En supposant que vous me versiez ma retraite pendant 20 ans, soit jusqu'à 93 ans (chiffre dépassant de très loin la longévité moyenne masculine), mon indemnité retraite annuelle devrait être de :
3.371.616, 15 / 20 = 168.580,81 F.

De plus, et selon l'hypothèse retenue ci-dessus, vous allez conserver mon capital retraite pendant 20 ans (et peut-être éternellement si, entre temps, j'ai la bonne idée de mourir, avec la canicule par exemple).
Pendant ces 20 ans, mon capital retraite, bien que dégressif, va produire des intérêts, que vous encaisserez comme les premiers et dont le total capitalisé sera le suivant :
- en fin de 1ère année de retraite :
3.371.616, 15 - 168.580, 81 = 3.203.035, 34.
- en fin de 2e année :
3.203.035, 34 x 1,06 - 168.580, 81 = 3.226.636, 65.
……………………………………………………….
……………………………………………………….
- en fin de 20e année : 4.509.900, 74 F.

Ainsi le capital généré par mes 52 versements est de :
4.509.900, 74 + 20 x 168.580, 81 = 7.881.516, 94 F.
Et mon indemnité retraite annuelle devrait être de :
7.881.516, 94 / 20 = 394.075, 85 F.
En réalité vous m'octroyez généreusement : 44.082, 67 F.

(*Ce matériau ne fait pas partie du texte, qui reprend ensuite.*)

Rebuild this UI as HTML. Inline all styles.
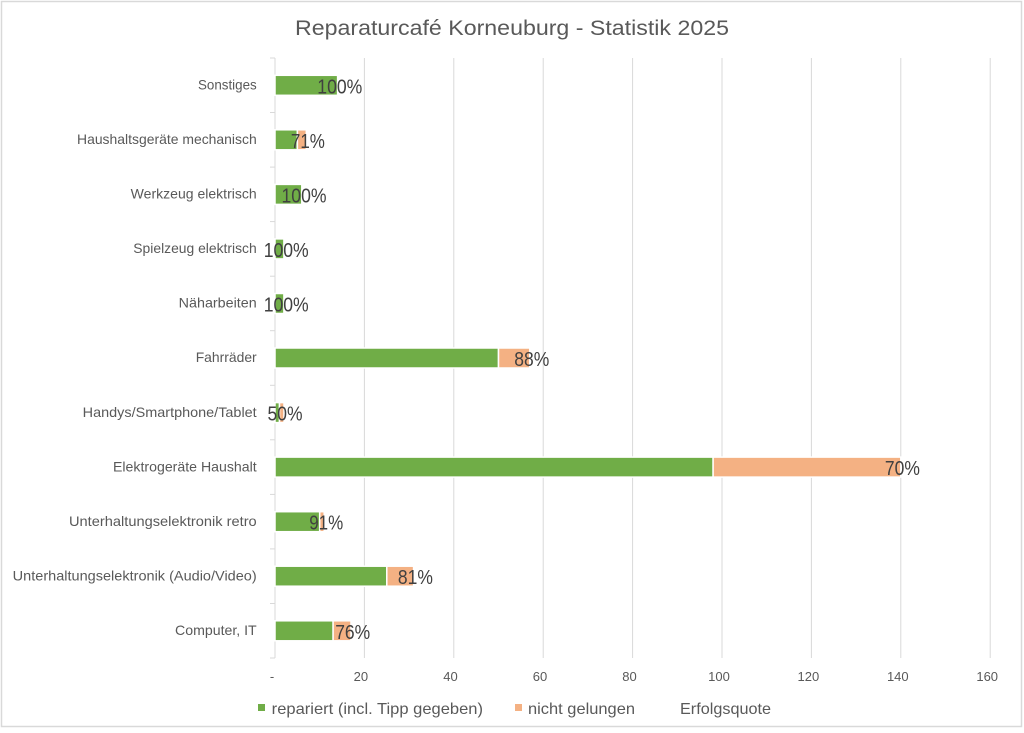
<!DOCTYPE html>
<html>
<head>
<meta charset="utf-8">
<style>
html,body{margin:0;padding:0;background:#fff;}
svg{display:block;}
text{font-family:"Liberation Sans",sans-serif;}
</style>
</head>
<body>
<svg width="1024" height="733" viewBox="0 0 1024 733" xmlns="http://www.w3.org/2000/svg">
<rect x="0" y="0" width="1024" height="733" fill="#fff"/>
<rect x="1.5" y="1.5" width="1020" height="725" fill="#fff" stroke="#d9d9d9" stroke-width="1.5"/>

<!-- Title -->
<text x="295" y="35" font-size="21.5" fill="#595959" textLength="434" lengthAdjust="spacingAndGlyphs">Reparaturcafé Korneuburg - Statistik 2025</text>

<!-- Gridlines -->
<g stroke="#d9d9d9" stroke-width="1">
<line x1="364.4" y1="58" x2="364.4" y2="658"/>
<line x1="453.8" y1="58" x2="453.8" y2="658"/>
<line x1="543.2" y1="58" x2="543.2" y2="658"/>
<line x1="632.6" y1="58" x2="632.6" y2="658"/>
<line x1="722" y1="58" x2="722" y2="658"/>
<line x1="811.4" y1="58" x2="811.4" y2="658"/>
<line x1="900.8" y1="58" x2="900.8" y2="658"/>
<line x1="990.2" y1="58" x2="990.2" y2="658"/>
<!-- axis -->
<line x1="275" y1="58" x2="275" y2="658"/>
<line x1="270" y1="58" x2="275" y2="58"/>
<line x1="270" y1="112.5" x2="275" y2="112.5"/>
<line x1="270" y1="167.1" x2="275" y2="167.1"/>
<line x1="270" y1="221.6" x2="275" y2="221.6"/>
<line x1="270" y1="276.2" x2="275" y2="276.2"/>
<line x1="270" y1="330.7" x2="275" y2="330.7"/>
<line x1="270" y1="385.3" x2="275" y2="385.3"/>
<line x1="270" y1="439.8" x2="275" y2="439.8"/>
<line x1="270" y1="494.4" x2="275" y2="494.4"/>
<line x1="270" y1="548.9" x2="275" y2="548.9"/>
<line x1="270" y1="603.5" x2="275" y2="603.5"/>
<line x1="270" y1="658" x2="275" y2="658"/>
</g>

<!-- Bars (scale 4.47 px/unit, origin 275) -->
<g stroke="#fff" stroke-width="1.5">
<!-- Sonstiges 14/0 -->
<rect x="275" y="75.3" width="62.6" height="20" fill="#70AD47"/>
<!-- Haushaltsgeräte mechanisch 5/2 -->
<rect x="275" y="129.8" width="22.4" height="20" fill="#70AD47"/>
<rect x="297.4" y="129.8" width="8.9" height="20" fill="#F4B183"/>
<!-- Werkzeug 6 -->
<rect x="275" y="184.4" width="26.8" height="20" fill="#70AD47"/>
<!-- Spielzeug 2 -->
<rect x="275" y="238.9" width="8.9" height="20" fill="#70AD47"/>
<!-- Näharbeiten 2 -->
<rect x="275" y="293.5" width="8.9" height="20" fill="#70AD47"/>
<!-- Fahrräder 50/7 -->
<rect x="275" y="348" width="223.5" height="20" fill="#70AD47"/>
<rect x="498.5" y="348" width="31.3" height="20" fill="#F4B183"/>
<!-- Handys 1/1 -->
<rect x="275" y="402.6" width="4.5" height="20" fill="#70AD47"/>
<rect x="279.5" y="402.6" width="4.5" height="20" fill="#F4B183"/>
<!-- Elektrogeräte 98/42 -->
<rect x="275" y="457.1" width="438.1" height="20" fill="#70AD47"/>
<rect x="713.1" y="457.1" width="187.7" height="20" fill="#F4B183"/>
<!-- retro 10/1 -->
<rect x="275" y="511.7" width="44.7" height="20" fill="#70AD47"/>
<rect x="319.7" y="511.7" width="4.5" height="20" fill="#F4B183"/>
<!-- Audio/Video 25/6 -->
<rect x="275" y="566.2" width="111.8" height="20" fill="#70AD47"/>
<rect x="386.8" y="566.2" width="26.8" height="20" fill="#F4B183"/>
<!-- Computer 13/4 -->
<rect x="275" y="620.8" width="58.1" height="20" fill="#70AD47"/>
<rect x="333.1" y="620.8" width="17.9" height="20" fill="#F4B183"/>
</g>

<!-- Data labels -->
<g font-size="20" fill="#404040" text-anchor="middle">
<text x="339.8" y="93.3" textLength="45" lengthAdjust="spacingAndGlyphs">100%</text>
<text x="307.9" y="147.8" textLength="34" lengthAdjust="spacingAndGlyphs">71%</text>
<text x="304" y="202.4" textLength="45" lengthAdjust="spacingAndGlyphs">100%</text>
<text x="286.2" y="256.9" textLength="45" lengthAdjust="spacingAndGlyphs">100%</text>
<text x="286.2" y="311.5" textLength="45" lengthAdjust="spacingAndGlyphs">100%</text>
<text x="531.8" y="366" textLength="35" lengthAdjust="spacingAndGlyphs">88%</text>
<text x="285" y="420.6" textLength="35" lengthAdjust="spacingAndGlyphs">50%</text>
<text x="902.4" y="475.1" textLength="35" lengthAdjust="spacingAndGlyphs">70%</text>
<text x="326.2" y="529.7" textLength="34" lengthAdjust="spacingAndGlyphs">91%</text>
<text x="415.4" y="584.2" textLength="35" lengthAdjust="spacingAndGlyphs">81%</text>
<text x="352.7" y="638.8" textLength="35" lengthAdjust="spacingAndGlyphs">76%</text>
</g>

<!-- Category labels -->
<g font-size="14" fill="#595959" text-anchor="end">
<text x="256.7" y="89.5" textLength="58.7" lengthAdjust="spacingAndGlyphs">Sonstiges</text>
<text x="256.7" y="144" textLength="179.7" lengthAdjust="spacingAndGlyphs">Haushaltsgeräte mechanisch</text>
<text x="256.7" y="198.6" textLength="126" lengthAdjust="spacingAndGlyphs">Werkzeug elektrisch</text>
<text x="256.7" y="253.1" textLength="123.4" lengthAdjust="spacingAndGlyphs">Spielzeug elektrisch</text>
<text x="256.7" y="307.7" textLength="78" lengthAdjust="spacingAndGlyphs">Näharbeiten</text>
<text x="256.7" y="362.2" textLength="61" lengthAdjust="spacingAndGlyphs">Fahrräder</text>
<text x="256.7" y="416.8" textLength="174" lengthAdjust="spacingAndGlyphs">Handys/Smartphone/Tablet</text>
<text x="256.7" y="471.3" textLength="143.7" lengthAdjust="spacingAndGlyphs">Elektrogeräte Haushalt</text>
<text x="256.7" y="525.9" textLength="187.7" lengthAdjust="spacingAndGlyphs">Unterhaltungselektronik retro</text>
<text x="256.7" y="580.4" textLength="244" lengthAdjust="spacingAndGlyphs">Unterhaltungselektronik (Audio/Video)</text>
<text x="256.7" y="635" textLength="81.7" lengthAdjust="spacingAndGlyphs">Computer, IT</text>
</g>

<!-- X tick labels -->
<g font-size="13" fill="#595959" text-anchor="middle">
<text x="272" y="681">-</text>
<text x="360.9" y="681">20</text>
<text x="450.5" y="681">40</text>
<text x="540" y="681">60</text>
<text x="629.5" y="681">80</text>
<text x="719" y="681">100</text>
<text x="808.4" y="681">120</text>
<text x="897.8" y="681">140</text>
<text x="987.2" y="681">160</text>
</g>

<!-- Legend -->
<rect x="258" y="704" width="7" height="7" fill="#70AD47"/>
<text x="271.7" y="714" font-size="16" fill="#595959" textLength="211.3" lengthAdjust="spacingAndGlyphs">repariert (incl. Tipp gegeben)</text>
<rect x="515" y="704" width="7" height="7" fill="#F4B183"/>
<text x="528" y="714" font-size="16" fill="#595959" textLength="107" lengthAdjust="spacingAndGlyphs">nicht gelungen</text>
<text x="680" y="714" font-size="16" fill="#595959" textLength="91" lengthAdjust="spacingAndGlyphs">Erfolgsquote</text>
</svg>
</body>
</html>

En fait, pendant 52 ans, j'ai préparé minutieusement mon gâteau de retraite, vous êtes arrivé, vous l'avez pris et partagé en deux morceaux, jusque là rien d'anormal puisque mes parents et mon vieil instituteur de l'école primaire m'avaient appris à partager. Puis, généreusement, vous m'en rendez 1/10e pour en garder 9/10e. Cela s'apparente plutôt à du racket qu'à un partage et ne correspond nullement au principe d'égalité et de fraternité que vous martelez avec force dans presque tous vos discours !

Pour une telle indélicatesse, moi j'aurais été conduit immédiatement en prison. Et vive la Fraternité et l'Egalité Républicaine. Coluche avait une formule pour tourner en dérision cet état de fait. Il assurait : " Nous sommes tous égaux, mais certains sont plus égaux que d'autres. "

Coluche qui, bien que pantin vulgaire et grossier, a su, avec ses " restos du cœur ", vous donner à vous, gouvernants, qui trop souvent n'êtes accrochés qu'à vos postes, vos réélections, vos privilèges, une belle leçon d'humanité, de générosité, de courage. Chapeau, Monsieur Coluche.

Ainsi, rien que sur mon dos, vous aurez prélevé la somme de :
7.881.516, 00 - 20 x 44.082, 00 = 6.999.876, 00 F.

Aviez-vous besoin de cette ponction pour augmenter les indemnités parlementaires, le traitement des ministres, la retraite des ministres, ou les frais de bouche du président de la République qui, selon la Mairie de Paris, a un féroce appétit ?

Je ne crois pas que défiler en braillant et en agitant des pancartes soit le meilleur remède pour guérir nos maux. Je pense que s'adresser au Bon Dieu où à ses saints devrait être une méthode plus efficace. Actuellement, vous en êtes le premier, c'est dans cet esprit que j'écris cette lettre, espérant qu'elle vous parviendra avant que mon calcul, étonnant, ne tombe sous les yeux d'un syndicaliste pur et dur ou d'un journaliste en mal d'information. Ils en profiteraient pour tirer à boulets rouges sur nos gouvernants actuels et précédents, et pourquoi pas futurs.

Au fait, M. Paul Ramadier, avec l'accord de ses collègues députés et ministres, avait créé la " vignette " pour améliorer le sort des retraités. Peut-on savoir ce qu'a rapporté l'impôt vignette et le pourcentage affecté réellement aux retraités ? Cela nous éclairerait sur le degré de crédibilité que l'on peut accorder à nos dirigeants…

Agé de 84 ans et maintenant aveugle et veuf après 60 ans d'un vrai mariage réussi, je n'attends plus rien de la vie, à part la mort.
Mais pour notre descendance, je souhaite que vous vous penchiez sur ce problème et en trouviez la solution humaine, digne, vraiment fraternelle pour la France d'en bas, alors que vous, ceux d'en haut, vous la regardez parfois avec un peu de mépris et la traitez souvent légèrement et avec désinvolture.

Dans cet espoir, je vous prie d'agréer, Monsieur le Premier Ministre, l'assurance de ma considération distinguée.